Friday, November 15, 2013

ragamuffin on the loose

Do not mistake yourself for a guardian, or a muse, or a promise, or a victim or a snack.
You are a woman
Skin and bones, veins and nerves, hair and sweat
You are not made of metaphors
--Sarah Kay



She knows. She knows.


I am working this year in an office in the golden dome
One day, as I walked to work, I looked up at the statue of Mary, that I have walked by every day of every school year on my way back home.
I no longer live right behind her, but I work right under her, so it's a fair trade-off.
She looked very frozen and stilted in her gilded glory.
All I could think of was these statues of Mother Teresa that populate every street corner in Kolkata.
They are, bless their souls, the last word in absolutely atrocious.
Mother looks wan, wasted.
Or her smile tends towards leery, creepy, and definitely not saintly.
And they're trying, bless their hearts.
I'm sure each artist is really trying to convey their love for their Mother.
But the product of their work is sort of ostentatious and uncomfortable.
And I felt exactly the way I felt when I saw those statues of Mother as I felt as I looked at Mary on the golden dome.
I have not felt like that since then.
But I felt that way then.
So I tootled around back to the bike-stand, and parked my bike that has the sticky break.
(How I miss my bike, and it's noisy, sticky break)
I walked into work, wearing my power heels and a "I am business woman, hear me roar" attitude.
I walk into an office that is air-conditioned.
Air conditioning.
Air conditioning is a strange, blood-chilling magic.
Air conditioning is the strangest sort of enviornment.
It's an enchantment that pervades a building, and you're fooled into thinking that the outside temperature is not much different from the indoors temperature.
And I think for a moment: what if one day I become a business person, and do business things, and care about copiers and always wear a business black skirt and heels and start flying business class on airplanes?

Confession:
I flew business class on our flight out of Kolkata to Mumbai.
I was in a modified, cleaner version of our classic ragamuffin uniform-- my blue India pants and a brown India shirt.

Here's a visual for you:

Full Ragamuffin Uniform:

Modified Ragamuffin Uniform:



And so, as it approached time to board the flight, as we were waiting in a haphazard semblance of a line, we looked at our boarding passes, and to my surprise, my seat was: 3A.
Row three?
I bet you're in business class, said one of my companions.
So much for solidarity, we laughed.
And then we arrived in business class, and a white middle-aged East-coast businessman was sitting in seat 3A.
I stared like an Indian man watching a gaggle of Westerners amble down the sidewalk.
In my defense, it'd been a while since I'd seen a middle-aged, East-coast businessman.
Thinking that it was probably a misprint on my part, I asked excuse me sir but was 3A his seat?
He got up in a huff and grumbled off, complaining that he should have been in business class.
And I realized he was right: he should have been; and I definitely should not have.
I was, after all, dressed like a modified ragamuffin.
And all I could think of was Sobita, who always looked impeccable, while I always looked like a ragamuffin.

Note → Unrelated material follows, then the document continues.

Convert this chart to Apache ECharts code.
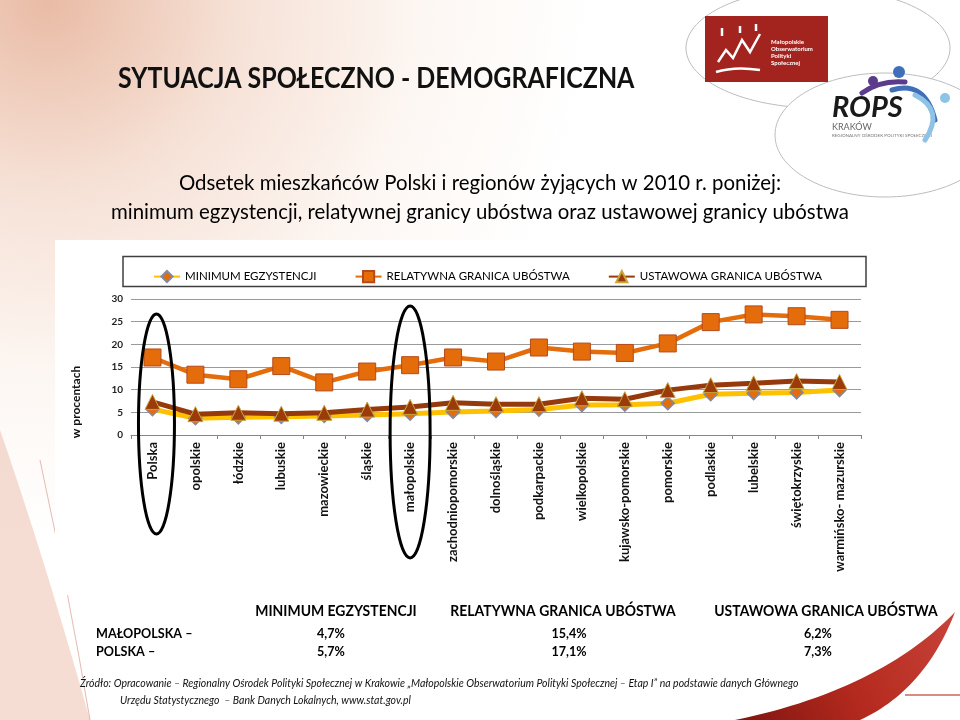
<!DOCTYPE html>
<html><head><meta charset="utf-8">
<script src="https://cdn.jsdelivr.net/npm/echarts@6/dist/echarts.min.js"></script>
<style>html,body{margin:0;padding:0;background:#fff}#c{width:960px;height:720px}</style>
</head><body><div id="c"></div>
<script>
const categories = ['Polska','opolskie','łódzkie','lubuskie','mazowieckie','śląskie','małopolskie','zachodniopomorskie','dolnośląskie','podkarpackie','wielkopolskie','kujawsko-pomorskie','pomorskie','podlaskie','lubelskie','świętokrzyskie','warmińsko- mazurskie'];
const minimumEgzystencji = [5.7,3.7,3.9,4.0,4.2,4.4,4.7,5.1,5.3,5.6,6.6,6.7,7.0,9.0,9.2,9.4,9.9];
const relatywnaGranica = [17.1,13.3,12.3,15.2,11.6,14.0,15.4,17.1,16.2,19.3,18.4,18.1,20.2,24.9,26.6,26.2,25.4];
const ustawowaGranica = [7.3,4.6,4.9,4.7,4.9,5.6,6.2,7.1,6.8,6.8,8.1,7.9,9.9,11.0,11.4,11.9,11.7];
const seriesNames = ['MINIMUM EGZYSTENCJI','RELATYWNA GRANICA UBÓSTWA','USTAWOWA GRANICA UBÓSTWA'];
const yTicks = [0,5,10,15,20,25,30];
const tableRows = ['MAŁOPOLSKA –','POLSKA –'];
const tableMalopolska = ['4,7%','15,4%','6,2%'];
const tablePolska = ['5,7%','17,1%','7,3%'];
const highlighted = ['Polska','małopolskie'];

const F = 'Lato, "Open Sans", sans-serif';
const chart = echarts.init(document.getElementById('c'), null, {renderer:'canvas'});

const grid = {left:131, right:99, top:299, bottom:285};

const option = {
  backgroundColor: '#ffffff',
  animation: false,
  textStyle: {fontFamily: F},
  legend: {
    left: 148, top: 265, itemWidth: 26, itemHeight: 14, itemGap: 38,
    data: seriesNames,
    textStyle: {fontFamily: F, fontSize: 11.5, color: '#000'}
  },
  grid: grid,
  xAxis: {
    type: 'category', data: categories, boundaryGap: true,
    axisLine: {lineStyle: {color: '#868686', width: 1}},
    axisTick: {show: true, length: 4, lineStyle: {color: '#868686'}},
    axisLabel: {rotate: 90, interval: 0, fontFamily: F, fontSize: 13, fontWeight: 'bold', color: '#111', margin: 7}
  },
  yAxis: {
    type: 'value', min: 0, max: 30, interval: 5,
    axisLine: {show: false}, axisTick: {show: false},
    splitLine: {lineStyle: {color: '#9a9a9a', width: 1}},
    axisLabel: {fontFamily: F, fontSize: 10, fontWeight: 'bold', color: '#222', margin: 8,
      formatter: v => yTicks.includes(v) ? String(v) : ''}
  },
  series: [
    {name: seriesNames[0], type: 'line', data: minimumEgzystencji, z: 3,
     lineStyle: {color: '#FFC000', width: 5}, symbol: 'diamond', symbolSize: 13,
     itemStyle: {color: '#E46C0A', borderColor: '#7F8AA6', borderWidth: 1.5}},
    {name: seriesNames[1], type: 'line', data: relatywnaGranica, z: 4,
     lineStyle: {color: '#E46C0A', width: 4.5}, symbol: 'rect', symbolSize: 17,
     itemStyle: {color: '#E46C0A', borderColor: '#B64A1A', borderWidth: 1}},
    {name: seriesNames[2], type: 'line', data: ustawowaGranica, z: 5,
     lineStyle: {color: '#963A0E', width: 5}, symbol: 'triangle', symbolSize: 15,
     itemStyle: {color: '#9C3B0A', borderColor: '#C9A53A', borderWidth: 1}}
  ]
};
chart.setOption(option);

function px(cat, val){ return chart.convertToPixel({xAxisIndex:0, yAxisIndex:0}, [cat, val]); }
const p0 = px(highlighted[0], 0);
const p1 = px(highlighted[1], 0);

function quad(a, c, b, n){
  const pts=[];
  for(let i=0;i<=n;i++){const t=i/n;
    pts.push([(1-t)*(1-t)*a[0]+2*(1-t)*t*c[0]+t*t*b[0],(1-t)*(1-t)*a[1]+2*(1-t)*t*c[1]+t*t*b[1]]);}
  return pts;
}
const swooshTop = quad([735,720],[880,690],[955,612],30);
const swooshBot = quad([955,612],[925,690],[860,720],30);
const swooshPts = swooshTop.concat(swooshBot);
const leftPts = quad([0,430],[45,560],[90,720],30).concat([[0,720]]);

const colX = [336, 563, 826];
const valX = [331, 569, 818];
const HF = 'bold 15px ' + F;
const TF = 'bold 14px ' + F;
const HS = 0.93, TS = 0.9;
const g = [
  {type:'rect', z:-30, shape:{x:0,y:0,width:960,height:720},
   style:{fill:{type:'radial', x:0.05, y:0.0, r:0.75, colorStops:[
     {offset:0,color:'#E9BBA5'},{offset:0.35,color:'#F6E1D6'},{offset:0.7,color:'#FDF7F3'},{offset:1,color:'#FFFFFF'}]}}},
  {type:'polygon', z:-29, shape:{points:leftPts}, style:{fill:'rgba(232,180,160,0.45)'}},
  {type:'bezierCurve', z:-29, shape:{x1:40,y1:460,cpx1:70,cpy1:600,x2:90,y2:720}, style:{fill:null, stroke:'rgba(200,120,100,0.5)', lineWidth:1}},
  {type:'rect', z:-20, shape:{x:55,y:240,width:818,height:355}, style:{fill:'#ffffff'}},
  {type:'rect', z:-5, shape:{x:123,y:256.5,width:743,height:30}, style:{fill:'#ffffff', stroke:'#3f3f3f', lineWidth:1.5}},
  {type:'polygon', z:-15, shape:{points:swooshPts},
   style:{fill:{type:'linear',x:0,y:1,x2:1,y2:0,colorStops:[{offset:0,color:'#7E1510'},{offset:0.5,color:'#B52A1E'},{offset:1,color:'#C8433A'}]}}},
  {type:'rect', z:-16, shape:{x:905,y:694,width:55,height:2}, style:{fill:'#D98C86'}},
  {type:'ellipse', z:-10, shape:{cx:818,cy:48,rx:132,ry:60}, style:{fill:'#ffffff', stroke:'#bdbdbd', lineWidth:1}},
  {type:'ellipse', z:-9, shape:{cx:885,cy:135,rx:110,ry:62}, style:{fill:'#ffffff', stroke:'#bdbdbd', lineWidth:1}},
  {type:'rect', z:-8, shape:{x:705,y:16,width:123,height:66}, style:{fill:'#A3231E'}},
  {type:'text', z:-7, x:771, y:39, style:{text:'Małopolskie\nObserwatorium\nPolityki\nSpołecznej', fill:'#ffffff', font:'bold 6px '+F, lineHeight:7}},
  {type:'polyline', z:-7, shape:{points:[[718,62],[726,50],[733,58],[742,40],[750,52],[760,34]]}, style:{stroke:'#ffffff', lineWidth:2.5, fill:null}},
  {type:'bezierCurve', z:-7, shape:{x1:716,y1:72,cpx1:735,cpy1:66,x2:760,y2:70}, style:{stroke:'#ffffff', lineWidth:2.5, fill:null}},
  {type:'line', z:-7, shape:{x1:722,y1:28,x2:722,y2:36}, style:{stroke:'#ffffff', lineWidth:2.5}},
  {type:'line', z:-7, shape:{x1:740,y1:26,x2:740,y2:33}, style:{stroke:'#ffffff', lineWidth:2.5}},
  {type:'line', z:-7, shape:{x1:756,y1:24,x2:756,y2:31}, style:{stroke:'#ffffff', lineWidth:2.5}},
  {type:'text', z:-7, x:832, y:93, style:{text:'ROPS', fill:'#1a1a1a', font:'italic bold 29px '+F}},
  {type:'text', z:-7, x:832, y:123, style:{text:'KRAKÓW', fill:'#666', font:'9px '+F}},
  {type:'text', z:-7, x:832, y:133, style:{text:'REGIONALNY OŚRODEK POLITYKI SPOŁECZNEJ', fill:'#777', font:'4.5px '+F}},
  {type:'circle', z:-7, shape:{cx:873,cy:81,r:5}, style:{fill:'#5B3B8C'}},
  {type:'circle', z:-7, shape:{cx:899,cy:72,r:6}, style:{fill:'#3E6FB8'}},
  {type:'circle', z:-7, shape:{cx:945,cy:98,r:5}, style:{fill:'#8EC3E6'}},
  {type:'bezierCurve', z:-7, shape:{x1:862,y1:93,cpx1:880,cpy1:80,x2:905,y2:82}, style:{stroke:'#5B3B8C', lineWidth:5, fill:null, lineCap:'round'}},
  {type:'bezierCurve', z:-7, shape:{x1:892,y1:90,cpx1:925,cpy1:80,x2:935,y2:120}, style:{stroke:'#3E6FB8', lineWidth:5, fill:null, lineCap:'round'}},
  {type:'bezierCurve', z:-7, shape:{x1:915,y1:95,cpx1:945,cpy1:110,x2:925,y2:140}, style:{stroke:'#8EC3E6', lineWidth:5, fill:null, lineCap:'round'}},
  {type:'text', x:118, y:79, scaleX:0.86, style:{text:'SYTUACJA SPOŁECZNO - DEMOGRAFICZNA', fill:'#111', font:'bold 29px '+F, verticalAlign:'middle'}},
  {type:'text', x:480, y:183, style:{text:'Odsetek mieszkańców Polski i regionów żyjących w 2010 r. poniżej:', fill:'#000', font:'20.4px '+F, align:'center', verticalAlign:'middle'}},
  {type:'text', x:480, y:212, style:{text:'minimum egzystencji, relatywnej granicy ubóstwa oraz ustawowej granicy ubóstwa', fill:'#000', font:'20.4px '+F, align:'center', verticalAlign:'middle'}},
  {type:'text', x:76, y:402, rotation:Math.PI/2, style:{text:'w procentach', fill:'#111', font:'bold 12px '+F, align:'center', verticalAlign:'middle'}},
  {type:'ellipse', z:100, shape:{cx:p0[0]+4, cy:424, rx:18, ry:110}, style:{fill:null, stroke:'#000', lineWidth:3}},
  {type:'ellipse', z:100, shape:{cx:p1[0], cy:432, rx:20, ry:126}, style:{fill:null, stroke:'#000', lineWidth:3}}
];
seriesNames.forEach((n,i)=>g.push({type:'text', x:colX[i], y:611, scaleX:HS, style:{text:n, fill:'#000', font:HF, align:'center', verticalAlign:'middle'}}));
tableRows.forEach((r,j)=>g.push({type:'text', x:96, y:633+j*18, scaleX:TS, style:{text:r, fill:'#000', font:TF, verticalAlign:'middle'}}));
tableMalopolska.forEach((v,i)=>g.push({type:'text', x:valX[i], y:633, scaleX:TS, style:{text:v, fill:'#000', font:TF, align:'center', verticalAlign:'middle'}}));
tablePolska.forEach((v,i)=>g.push({type:'text', x:valX[i], y:651, scaleX:TS, style:{text:v, fill:'#000', font:TF, align:'center', verticalAlign:'middle'}}));
g.push({type:'text', x:80, y:684, style:{text:'Źródło: Opracowanie – Regionalny Ośrodek Polityki Społecznej w Krakowie „Małopolskie Obserwatorium Polityki Społecznej – Etap I” na podstawie danych Głównego', fill:'#111', font:'italic 10.5px '+F, verticalAlign:'middle'}});
g.push({type:'text', x:120, y:701, style:{text:'Urzędu Statystycznego  – Bank Danych Lokalnych, www.stat.gov.pl', fill:'#111', font:'italic 10.5px '+F, verticalAlign:'middle'}});

chart.setOption({graphic: {elements: g}});
</script></body></html>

And she would probably never fly on a plane, much less fly business class on a plane to Mumbai.
And then they handed me the menu for lunch, and I couldn't help but wonder if all of this was going to end in a lot of mandatory tips, like the dinner on our train ride to Puri.
I had become very wary of any "free extras."
Because you realize that "free of cost" is not anything that truly exists in the "real world."
~
But that warm August day, I found myself in air conditioning.
As soon as you become aware of air conditioning, your blood begins to tingle, and run frozen inside your veins. You know that you're living in a modified environment.
You feel that the place you're sitting in is not quite natural.
And it felt strange to be wearing a face full of makeup, and clothing that I ironed.

~

I sat outside the little cafe in the liberal arts building, populated by intellectual hipsters, hipster intellectuals, and that bearded kid from one of my theology classes who is playing some sort of video game on his computer.
Yes, I looked over his shoulder at his screen.
No, that's probably not very socially acceptable.
Yes, I am the nosiest person I know.

And then I stopped watching that bearded kid from my theology class as my favorite song came on over the radio.
And I felt how astounding it was the songs, and places, and people can hold inside of them so many different sorts of memories.
And you so often have to leave those familiar people and places and songs, so that when you return to them, you can rediscover and relearn not only what you knew was there before, but find what you didn't know was there but what was waiting for you to find.

"We cared little for what lay beyond the borders of our land. Songs we have that tell of these things, but we are forgetting them, teaching them only to children, as a careless custom. And now the songs have come down among us out of the strange places, and walk visible under the Sun." 
"You should be glad," Théoden King," said Gandalf. "For not only the little life of Men is now endangered, but the life also of those thing which you have deemed the matter of legend. You are not without allies, even if you know them not."
"Yet also I should be sad," said Théoden. "For however the fortune of war shall go, may it not so end that much that was fair and wonderful shall pass for ever out of Middle-earth?”